> **Supplied material**
★ ★ ★ ★ ★ ★ ★

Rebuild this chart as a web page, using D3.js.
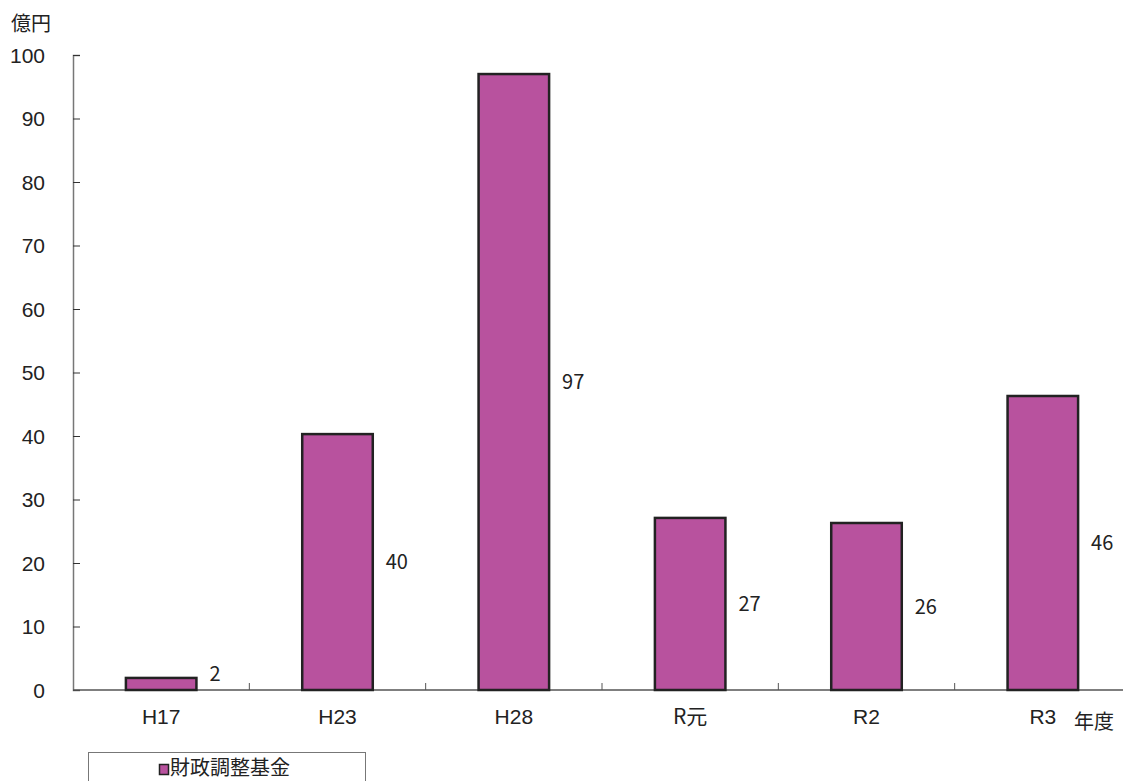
<!DOCTYPE html>
<html>
<head>
<meta charset="utf-8">
<script src="https://cdn.jsdelivr.net/npm/d3@7"></script>
<style>
  body { margin: 0; background: #fff; overflow: hidden; }
  text { font-family: "Noto Sans CJK JP", "DejaVu Sans", sans-serif; fill: #222; }
</style>
</head>
<body>
<div id="chart"></div>
<script>
// Data
const categories = ["H17", "H23", "H28", "R元", "R2", "R3"];
const values = [1.9, 40.3, 97.0, 27.1, 26.3, 46.3];
const yTicks = [0, 10, 20, 30, 40, 50, 60, 70, 80, 90, 100];
const seriesName = "財政調整基金";

// Dimensions (plot area runs slightly past the right edge, as in the original)
const dimensions = {
  width: 1123,
  height: 781,
  margin: { top: 55, right: -8, bottom: 91, left: 73 },
};
dimensions.boundedWidth = dimensions.width - dimensions.margin.left - dimensions.margin.right;
dimensions.boundedHeight = dimensions.height - dimensions.margin.top - dimensions.margin.bottom;

const svg = d3.select("#chart").append("svg")
  .attr("width", dimensions.width)
  .attr("height", dimensions.height);

const bounds = svg.append("g")
  .attr("transform", `translate(${dimensions.margin.left},${dimensions.margin.top})`);

// Scales
const xScale = d3.scaleBand()
  .domain(categories)
  .range([0, dimensions.boundedWidth])
  .paddingInner(0.6)
  .paddingOuter(0.3);
const yScale = d3.scaleLinear()
  .domain([0, 100])
  .range([dimensions.boundedHeight, 0]);

// Y axis (ticks point inward)
const yAxis = bounds.append("g")
  .call(d3.axisRight(yScale).tickValues(yTicks).tickSize(7).tickFormat(""));
yAxis.select(".domain").attr("stroke", "#777").attr("stroke-width", 1.5);
yAxis.selectAll(".tick line").attr("stroke", "#333");

bounds.selectAll(".y-label")
  .data(yTicks)
  .join("text")
  .attr("class", "y-label")
  .attr("x", -28)
  .attr("y", (d) => yScale(d))
  .attr("dy", "0.36em")
  .attr("text-anchor", "end")
  .style("font-size", "21px")
  .style("font-family", "Liberation Sans, Arial, sans-serif")
  .text((d) => d);

// X axis line with boundary ticks
const boundaries = d3.range(1, categories.length).map((i) => i * dimensions.boundedWidth / categories.length);
bounds.append("line")
  .attr("x1", 0).attr("x2", dimensions.boundedWidth)
  .attr("y1", dimensions.boundedHeight).attr("y2", dimensions.boundedHeight)
  .attr("stroke", "#555").attr("stroke-width", 1.5);
bounds.selectAll(".x-tick")
  .data(boundaries)
  .join("line")
  .attr("class", "x-tick")
  .attr("x1", (d) => d).attr("x2", (d) => d)
  .attr("y1", dimensions.boundedHeight - 7).attr("y2", dimensions.boundedHeight)
  .attr("stroke", "#555");

bounds.selectAll(".x-label")
  .data(categories)
  .join("text")
  .attr("class", "x-label")
  .attr("x", (d) => xScale(d) + xScale.bandwidth() / 2)
  .attr("y", dimensions.boundedHeight + 34)
  .attr("text-anchor", "middle")
  .style("font-size", "21px")
  .style("font-family", (d) => d === "R元" ? "Noto Sans CJK JP, sans-serif" : "Liberation Sans, Arial, sans-serif")
  .text((d) => d);

// Bars
bounds.selectAll(".bar")
  .data(values)
  .join("rect")
  .attr("class", "bar")
  .attr("x", (d, i) => xScale(categories[i]))
  .attr("y", (d) => yScale(d))
  .attr("width", xScale.bandwidth())
  .attr("height", (d) => yScale(0) - yScale(d))
  .attr("fill", "#B8529E")
  .attr("stroke", "#222")
  .attr("stroke-width", 2.5);

// Value labels
bounds.selectAll(".value-label")
  .data(values)
  .join("text")
  .attr("class", "value-label")
  .attr("x", (d, i) => xScale(categories[i]) + xScale.bandwidth() + 13)
  .attr("y", (d) => (yScale(d) + yScale(0)) / 2 - (d < 5 ? 10 : 0))
  .attr("dy", "0.36em")
  .style("font-size", "20px")
  .text((d) => Math.round(d));

// Unit labels
svg.append("text")
  .attr("x", 11).attr("y", 31)
  .style("font-size", "20px")
  .text("億円");
svg.append("text")
  .attr("x", 1074).attr("y", 729)
  .style("font-size", "20px")
  .text("年度");

// Legend
const legend = svg.append("g");
legend.append("rect")
  .attr("x", 88.5).attr("y", 752.5)
  .attr("width", 277).attr("height", 40)
  .attr("fill", "#fff").attr("stroke", "#777");
legend.append("rect")
  .attr("x", 159.5).attr("y", 764.5)
  .attr("width", 9).attr("height", 10)
  .attr("fill", "#B8529E").attr("stroke", "#222").attr("stroke-width", 1.5);
legend.append("text")
  .attr("x", 170).attr("y", 775)
  .style("font-size", "20px")
  .text(seriesName);
</script>
</body>
</html>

★ ★ ★ ★ ★ ★ ★

> **Work to do**
Repeat the material above in full and exactly, omitting the pictures.

> **Reply**
Rebuild this chart as a web page, using D3.js.
<!DOCTYPE html>
<html>
<head>
<meta charset="utf-8">
<script src="https://cdn.jsdelivr.net/npm/d3@7"></script>
<style>
  body { margin: 0; background: #fff; overflow: hidden; }
  text { font-family: "Noto Sans CJK JP", "DejaVu Sans", sans-serif; fill: #222; }
</style>
</head>
<body>
<div id="chart"></div>
<script>
// Data
const categories = ["H17", "H23", "H28", "R元", "R2", "R3"];
const values = [1.9, 40.3, 97.0, 27.1, 26.3, 46.3];
const yTicks = [0, 10, 20, 30, 40, 50, 60, 70, 80, 90, 100];
const seriesName = "財政調整基金";

// Dimensions (plot area runs slightly past the right edge, as in the original)
const dimensions = {
  width: 1123,
  height: 781,
  margin: { top: 55, right: -8, bottom: 91, left: 73 },
};
dimensions.boundedWidth = dimensions.width - dimensions.margin.left - dimensions.margin.right;
dimensions.boundedHeight = dimensions.height - dimensions.margin.top - dimensions.margin.bottom;

const svg = d3.select("#chart").append("svg")
  .attr("width", dimensions.width)
  .attr("height", dimensions.height);

const bounds = svg.append("g")
  .attr("transform", `translate(${dimensions.margin.left},${dimensions.margin.top})`);

// Scales
const xScale = d3.scaleBand()
  .domain(categories)
  .range([0, dimensions.boundedWidth])
  .paddingInner(0.6)
  .paddingOuter(0.3);
const yScale = d3.scaleLinear()
  .domain([0, 100])
  .range([dimensions.boundedHeight, 0]);

// Y axis (ticks point inward)
const yAxis = bounds.append("g")
  .call(d3.axisRight(yScale).tickValues(yTicks).tickSize(7).tickFormat(""));
yAxis.select(".domain").attr("stroke", "#777").attr("stroke-width", 1.5);
yAxis.selectAll(".tick line").attr("stroke", "#333");

bounds.selectAll(".y-label")
  .data(yTicks)
  .join("text")
  .attr("class", "y-label")
  .attr("x", -28)
  .attr("y", (d) => yScale(d))
  .attr("dy", "0.36em")
  .attr("text-anchor", "end")
  .style("font-size", "21px")
  .style("font-family", "Liberation Sans, Arial, sans-serif")
  .text((d) => d);

// X axis line with boundary ticks
const boundaries = d3.range(1, categories.length).map((i) => i * dimensions.boundedWidth / categories.length);
bounds.append("line")
  .attr("x1", 0).attr("x2", dimensions.boundedWidth)
  .attr("y1", dimensions.boundedHeight).attr("y2", dimensions.boundedHeight)
  .attr("stroke", "#555").attr("stroke-width", 1.5);
bounds.selectAll(".x-tick")
  .data(boundaries)
  .join("line")
  .attr("class", "x-tick")
  .attr("x1", (d) => d).attr("x2", (d) => d)
  .attr("y1", dimensions.boundedHeight - 7).attr("y2", dimensions.boundedHeight)
  .attr("stroke", "#555");

bounds.selectAll(".x-label")
  .data(categories)
  .join("text")
  .attr("class", "x-label")
  .attr("x", (d) => xScale(d) + xScale.bandwidth() / 2)
  .attr("y", dimensions.boundedHeight + 34)
  .attr("text-anchor", "middle")
  .style("font-size", "21px")
  .style("font-family", (d) => d === "R元" ? "Noto Sans CJK JP, sans-serif" : "Liberation Sans, Arial, sans-serif")
  .text((d) => d);

// Bars
bounds.selectAll(".bar")
  .data(values)
  .join("rect")
  .attr("class", "bar")
  .attr("x", (d, i) => xScale(categories[i]))
  .attr("y", (d) => yScale(d))
  .attr("width", xScale.bandwidth())
  .attr("height", (d) => yScale(0) - yScale(d))
  .attr("fill", "#B8529E")
  .attr("stroke", "#222")
  .attr("stroke-width", 2.5);

// Value labels
bounds.selectAll(".value-label")
  .data(values)
  .join("text")
  .attr("class", "value-label")
  .attr("x", (d, i) => xScale(categories[i]) + xScale.bandwidth() + 13)
  .attr("y", (d) => (yScale(d) + yScale(0)) / 2 - (d < 5 ? 10 : 0))
  .attr("dy", "0.36em")
  .style("font-size", "20px")
  .text((d) => Math.round(d));

// Unit labels
svg.append("text")
  .attr("x", 11).attr("y", 31)
  .style("font-size", "20px")
  .text("億円");
svg.append("text")
  .attr("x", 1074).attr("y", 729)
  .style("font-size", "20px")
  .text("年度");

// Legend
const legend = svg.append("g");
legend.append("rect")
  .attr("x", 88.5).attr("y", 752.5)
  .attr("width", 277).attr("height", 40)
  .attr("fill", "#fff").attr("stroke", "#777");
legend.append("rect")
  .attr("x", 159.5).attr("y", 764.5)
  .attr("width", 9).attr("height", 10)
  .attr("fill", "#B8529E").attr("stroke", "#222").attr("stroke-width", 1.5);
legend.append("text")
  .attr("x", 170).attr("y", 775)
  .style("font-size", "20px")
  .text(seriesName);
</script>
</body>
</html>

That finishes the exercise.